Second in the series 
Notes on Recovery
The goal of recovery is to become powerful.
Powerful, not controlling.
No, they’re not the same thing.
Control means being able to dictate reality. To force life itself — people, places and things — to meet our expectations.
But power means being able to take care of yourself.  To get your needs met without losing yourself in the process.  To not just survive, but to heal, grow and be happy.
They’re not just different, control and power.  Sometimes they’re opposites.
~ Power is a real possibility, where control is often an illusion.
~ Power is healthy, where controlling tends to be  pathological.
~ Power is rooted in self-acceptance and confidence, where controlling grows out of insecurity and fear.
~ Power makes you stronger, where controlling weakens you, can even make you sick.
~ Power attracts people to one another, where  controlling tends to drive them apart.
But the most important difference between them is,
 ~ Power is something only an adult can develop, where controlling is the basic survival skill of a child.
Think about it.  If I’m a kid, I can’t take care of myself.  I need big people for that – to feed me, clothe me, protect me, love me.  Without big people I die.

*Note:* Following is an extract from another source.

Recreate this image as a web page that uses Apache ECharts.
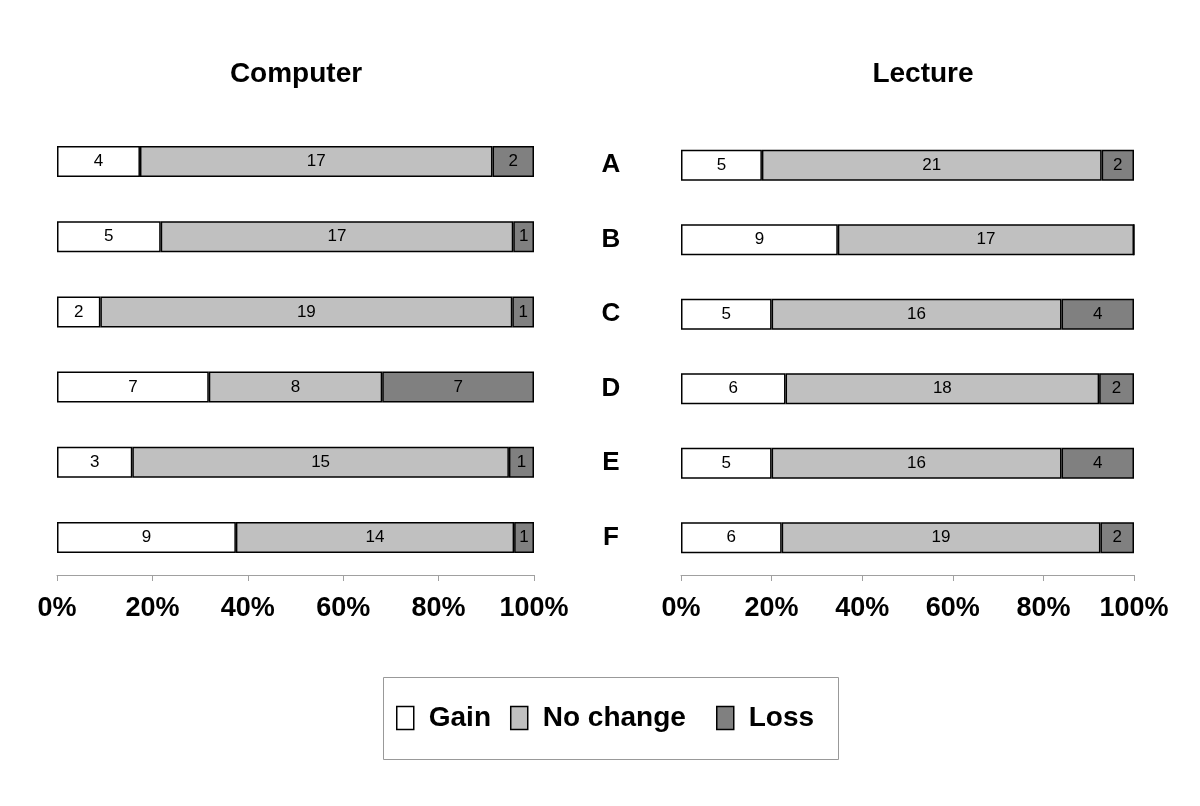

And because I know this at the deepest level, I learn early on to stay on their good side.  To please and appease them, avoid their anger, meet their expectations.  To be what big people want me to be, instead of who I am.
This is inevitable.  It’s also how control addicts are born.
Because control addicts keep feeling and functioning like kids instead of developing personal power.  They keep pleasing and appeasing and manipulating the way children do.  They never come out of hiding, never learn to be themselves out loud.
Externally they look like adults.  Inside they still feel like kids who need support, approval or permission from big people.
Recovery is about reversing this.
Recovery is about growing up inside.